Fastweb per anni è sembrata l'avanguardia delle telecomunicazioni italiane; oggi scopriamo che i controlli interni sono sempre stati a livello di una portineria condominiale. Stefano Parisi, amministratore delegato (indagato) dell'azienda, ieri ha spiegato in conferenza stampa che di fronte a un'indagine che è partita nel 2007 hanno fatto ciò che potevano.
Stefano Parisi, AD di Fastweb
"Fastweb è una società che vende servizi e ha una reputazione da difendere. Non abbiamo commesso nessun reato anche perché da questo giro di denaro non abbiamo ricavato nulla se non la provvigione del 5% sul traffico telefonico che passava sulle nostre linee.

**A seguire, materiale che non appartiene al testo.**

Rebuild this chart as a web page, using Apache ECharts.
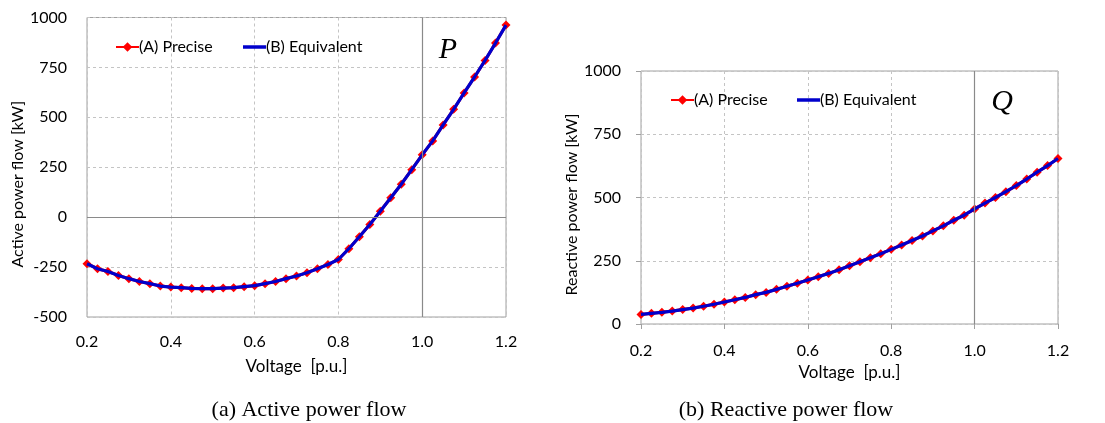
<!DOCTYPE html>
<html>
<head>
<meta charset="utf-8">
<script src="https://cdn.jsdelivr.net/npm/echarts@6/dist/echarts.min.js"></script>
<style>
html,body{margin:0;padding:0;background:#fff;}
#c{width:1105px;height:423px;}
</style>
</head>
<body>
<div id="c"></div>
<script>
// Voltage [p.u.] sample points
const voltage = [0.2,0.225,0.25,0.275,0.3,0.325,0.35,0.375,0.4,0.425,0.45,0.475,0.5,0.525,0.55,0.575,0.6,0.625,0.65,0.675,0.7,0.725,0.75,0.775,0.8,0.825,0.85,0.875,0.9,0.925,0.95,0.975,1.0,1.025,1.05,1.075,1.1,1.125,1.15,1.175,1.2];

// Active power flow [kW]
const activePrecise = [-233,-258,-272,-292,-308,-322,-333,-345,-350,-353,-357,-358,-358,-355,-353,-348,-343,-333,-322,-308,-295,-278,-258,-237,-212,-158,-98,-37,30,97,165,238,312,382,462,540,622,702,785,872,962];
const activeEquivalent = [-233,-258,-272,-292,-308,-322,-333,-345,-350,-353,-357,-358,-358,-355,-353,-348,-343,-333,-322,-308,-295,-278,-258,-237,-212,-158,-98,-37,30,97,165,238,312,382,462,540,622,702,785,872,962];

// Reactive power flow [kW]
const reactivePrecise = [38,42,46,51,57,63,70,78,87,96,105,116,125,137,149,161,174,187,200,214,230,246,262,278,295,312,330,348,368,388,410,430,455,478,500,523,547,573,600,626,654];
const reactiveEquivalent = [38,42,46,51,57,63,70,78,87,96,105,116,125,137,149,161,174,187,200,214,230,246,262,278,295,312,330,348,368,388,410,430,455,478,500,523,547,573,600,626,654];

const xTicks = ['0.2','0.4','0.6','0.8','1.0','1.2'];
const activeTicks = ['-500','-250','0','250','500','750','1000'];
const reactiveTicks = ['0','250','500','750','1000'];
const seriesNames = ['(A) Precise','(B) Equivalent'];

const pairs = (xs, ys) => xs.map((x, i) => [x, ys[i]]);

const FONT = 'Lato';
const gridLine = {show:true, lineStyle:{color:'#c4c4c4', type:[3,3], width:1}};

function xAxis(gridIndex, nameGap, labelMargin, ticks) {
  return {
    type:'value', gridIndex, min:0.2, max:1.2, interval:0.2,
    axisLine:{show:false},
    axisTick:{show:ticks, length:5, lineStyle:{color:'#a0a0a0'}},
    axisLabel:{margin:labelMargin, color:'#000', fontFamily:FONT, fontSize:16,
      formatter:v => { const s = v.toFixed(1); return xTicks.includes(s) ? s : ''; }},
    splitLine:gridLine,
    name:'Voltage  [p.u.]', nameLocation:'middle', nameGap,
    nameTextStyle:{color:'#000', fontFamily:FONT, fontSize:17}
  };
}
function yAxis(gridIndex, min, ticksArr, name, nameGap, ticks, shift) {
  return {
    type:'value', gridIndex, min, max:1000, interval:250,
    axisLine:{show:false},
    axisTick:{show:ticks, length:5, lineStyle:{color:'#a0a0a0'}},
    axisLabel:{margin:20, color:'#000', fontFamily:FONT, fontSize:16,
      formatter:v => { const s = String(v); return ticksArr.includes(s) ? s : ''; }},
    splitLine:gridLine,
    name, nameLocation:'middle', nameGap,
    nameTextStyle:{color:'#000', fontFamily:FONT, fontSize:16, padding:[0, shift, 0, 0]}
  };
}
function seriesA(idx, data, mark) {
  return {
    name:seriesNames[0], type:'line', xAxisIndex:idx, yAxisIndex:idx,
    data, symbol:'diamond', symbolSize:9, showSymbol:true,
    itemStyle:{color:'#ff0000'}, lineStyle:{color:'#ff0000', width:3},
    z:2, animation:false,
    markLine:{silent:true, symbol:'none', label:{show:false}, animation:false,
      lineStyle:{color:'#8a8a8a', type:'solid', width:1.2}, data:mark}
  };
}
function seriesB(idx, data) {
  return {
    name:seriesNames[1], type:'line', xAxisIndex:idx, yAxisIndex:idx,
    data, symbol:'none', showSymbol:false,
    itemStyle:{color:'#0000cc'}, lineStyle:{color:'#0000cc', width:3.2},
    z:3, animation:false
  };
}
function legendA(left, top) {
  return {
    data:[seriesNames[0]], left, top, itemWidth:23, itemHeight:12, itemGap:0,
    selectedMode:false,
    textStyle:{color:'#000', fontFamily:FONT, fontSize:16, padding:[0,0,0,-5]}
  };
}
function legendB(left, top) {
  return {
    data:[{name:seriesNames[1], icon:'rect'}], left, top, itemWidth:23, itemHeight:3.5, itemGap:0,
    selectedMode:false,
    textStyle:{color:'#000', fontFamily:FONT, fontSize:16, padding:[0,0,0,-5]}
  };
}

const chart = echarts.init(document.getElementById('c'), null, {renderer:'canvas'});
chart.setOption({
  animation:false,
  backgroundColor:'#fff',
  grid:[
    {left:87, right:599, top:17.5, bottom:106, show:true, borderColor:'#a0a0a0', borderWidth:1, backgroundColor:'transparent'},
    {left:641, right:47, top:71, bottom:99, show:true, borderColor:'#a0a0a0', borderWidth:1, backgroundColor:'transparent'}
  ],
  xAxis:[ xAxis(0, 41, 17, false), xAxis(1, 34, 19, true) ],
  yAxis:[
    yAxis(0, -500, activeTicks, 'Active power flow [kW]', 58, false, 34),
    yAxis(1, 0, reactiveTicks, 'Reactive power flow [kW]', 56, true, 14)
  ],
  legend:[
    legendA(110, 34),
    legendB(238, 34),
    legendA(665, 87),
    legendB(792, 87)
  ],
  series:[
    seriesA(0, pairs(voltage, activePrecise), [{xAxis:1.0}, {yAxis:0}]),
    seriesB(0, pairs(voltage, activeEquivalent)),
    seriesA(1, pairs(voltage, reactivePrecise), [{xAxis:1.0}]),
    seriesB(1, pairs(voltage, reactiveEquivalent))
  ],
  graphic:[
    {type:'text', x:448, y:50, style:{text:'P', font:'italic 30px "Liberation Serif"', fill:'#000', align:'center', verticalAlign:'middle'}},
    {type:'text', x:1002, y:102, style:{text:'Q', font:'italic 30px "Liberation Serif"', fill:'#000', align:'center', verticalAlign:'middle'}},
    {type:'text', x:309, y:410, style:{text:'(a) Active power flow', font:'22px "Liberation Serif"', fill:'#000', align:'center', verticalAlign:'middle'}},
    {type:'text', x:786, y:410, style:{text:'(b) Reactive power flow', font:'22px "Liberation Serif"', fill:'#000', align:'center', verticalAlign:'middle'}}
  ]
});
</script>
</body>
</html>
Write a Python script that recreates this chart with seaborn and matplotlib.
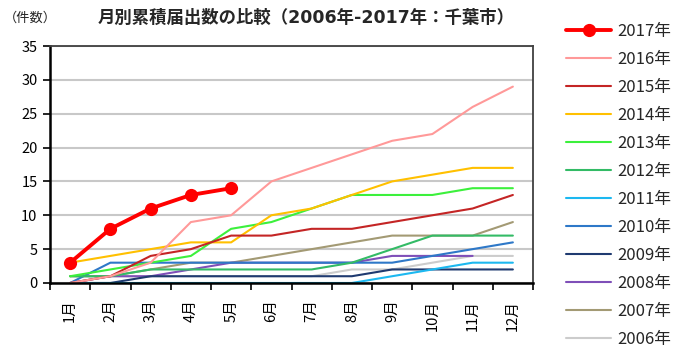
import numpy as np
import pandas as pd
import matplotlib
matplotlib.use("Agg")
import matplotlib.pyplot as plt
import seaborn as sns

months = ["1月", "2月", "3月", "4月", "5月", "6月", "7月", "8月", "9月", "10月", "11月", "12月"]
y_ticks = [0, 5, 10, 15, 20, 25, 30, 35]

y2017 = [3, 8, 11, 13, 14]
y2016 = [0, 1, 3, 9, 10, 15, 17, 19, 21, 22, 26, 29]
y2015 = [0, 1, 4, 5, 7, 7, 8, 8, 9, 10, 11, 13]
y2014 = [3, 4, 5, 6, 6, 10, 11, 13, 15, 16, 17, 17]
y2013 = [1, 2, 3, 4, 8, 9, 11, 13, 13, 13, 14, 14]
y2012 = [1, 1, 2, 2, 2, 2, 2, 3, 5, 7, 7, 7]
y2011 = [0, 0, 0, 0, 0, 0, 0, 0, 1, 2, 3, 3]
y2010 = [0, 3, 3, 3, 3, 3, 3, 3, 3, 4, 5, 6]
y2009 = [0, 0, 1, 1, 1, 1, 1, 1, 2, 2, 2, 2]
y2008 = [0, 1, 1, 2, 3, 3, 3, 3, 4, 4, 4]
y2007 = [1, 1, 2, 3, 3, 4, 5, 6, 7, 7, 7, 9]
y2006 = [1, 1, 1, 1, 1, 1, 1, 2, 2, 3, 4, 4]

labels = ["2017年", "2016年", "2015年", "2014年", "2013年", "2012年",
          "2011年", "2010年", "2009年", "2008年", "2007年", "2006年"]
values = [y2017, y2016, y2015, y2014, y2013, y2012,
          y2011, y2010, y2009, y2008, y2007, y2006]
colors = ["#FF0000", "#FF9999", "#C42525", "#FFC000", "#3CF03C", "#33BB66",
          "#1CB8F0", "#2E78C8", "#1F3A70", "#7F4FB8", "#A39A74", "#CCCCCC"]

sns.set_theme(style="white")
plt.rcParams["font.family"] = ["Noto Sans CJK JP", "DejaVu Sans"]

fig = plt.figure(figsize=(6.74, 3.47), dpi=100)
ax = fig.add_axes([50 / 674, 1 - 283 / 347, 483 / 674, 237 / 347])

for lab, vals, col in reversed(list(zip(labels, values, colors))):
    df = pd.DataFrame({"m": np.arange(len(vals)), "v": vals})
    if lab == "2017年":
        sns.lineplot(data=df, x="m", y="v", ax=ax, color=col, lw=2.8,
                     marker="o", markersize=9.5, markeredgewidth=0, label=lab)
    else:
        sns.lineplot(data=df, x="m", y="v", ax=ax, color=col, lw=1.5, label=lab)

ax.set_xlim(-0.5, 11.5)
ax.set_ylim(0, 35)
ax.set_yticks(y_ticks)
ax.set_yticklabels([str(t) for t in y_ticks], fontsize=10.5, color="black")
ax.set_xticks(np.arange(-0.5, 12, 1))
ax.set_xticklabels([])
ax.set_xticks(np.arange(12), minor=True)
ax.set_xticklabels(months, minor=True, rotation=90, fontsize=10.5, color="black")
ax.tick_params(axis="x", which="major", direction="out", length=5, width=1.2,
               color="black", bottom=True)
ax.tick_params(axis="x", which="minor", length=0, pad=12, bottom=True)
ax.tick_params(axis="y", direction="out", length=5, width=1.2, color="black",
               left=True, pad=4)
ax.set_xlabel("")
ax.set_ylabel("")
ax.yaxis.grid(True, color="#C8C8C8", lw=1.5)
ax.xaxis.grid(False)
ax.set_axisbelow(True)
for s in ["top", "right"]:
    ax.spines[s].set_color("#404040")
    ax.spines[s].set_linewidth(1.3)
for s in ["left", "bottom"]:
    ax.spines[s].set_color("black")
    ax.spines[s].set_linewidth(1.8)

handles, labs = ax.get_legend_handles_labels()
order = [labs.index(l) for l in labels]
ax.get_legend().remove()
fig.legend([handles[i] for i in order], [labs[i] for i in order],
           loc="upper left", bbox_to_anchor=(566 / 674, 1 - 23 / 347),
           frameon=False, fontsize=12, handlelength=2.7, handletextpad=0.35,
           labelspacing=0.66, borderpad=0, borderaxespad=0)

fig.text(98 / 674, 1 - 18 / 347, "月別累積届出数の比較（2006年-2017年：千葉市）",
         fontsize=12.5, fontweight="bold", ha="left", va="center",
         family=["DejaVu Sans", "Noto Sans CJK JP"])
fig.text(4 / 674, 1 - 18 / 347, "（件数）", fontsize=9.5, ha="left", va="center")

fig.savefig("out.png", dpi=100)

Ma i 38 milioni di Iva non pagati allo Stato (gli altri 290 riguardano Telecom Italia Sparkle, ndr) sono invece stati da noi regolarmente versati alle società che poi sono finite nel mirino della magistratura", ha aggiunto Parisi.
Per il momento sono saltate due teste: due dipendenti "infedeli" (Bruno Zito e Giuseppe Crudele) che secondo la dirigenza hanno truffato l'azienda portando in casa i contratti incriminati. Coscienza a posto? Pare di sì, poiché "anche i sistemi di controllo più sofisticati non possono garantire sull'onestà di tutti".
Il commissariamento non preoccupa. "Non penso che ci potrebbero essere altre conseguenze. Diamo lavoro a tremilacinquecento persone e abbiamo circa un milione e 600mila clienti. Non si può spegnere un'azienda sana".
Oggi dovrebbe rientrare dal Sud America l'ex numero uno dell'azienda, Silvio Scaglia. Qualche altro tassello potrebbe andare a posto.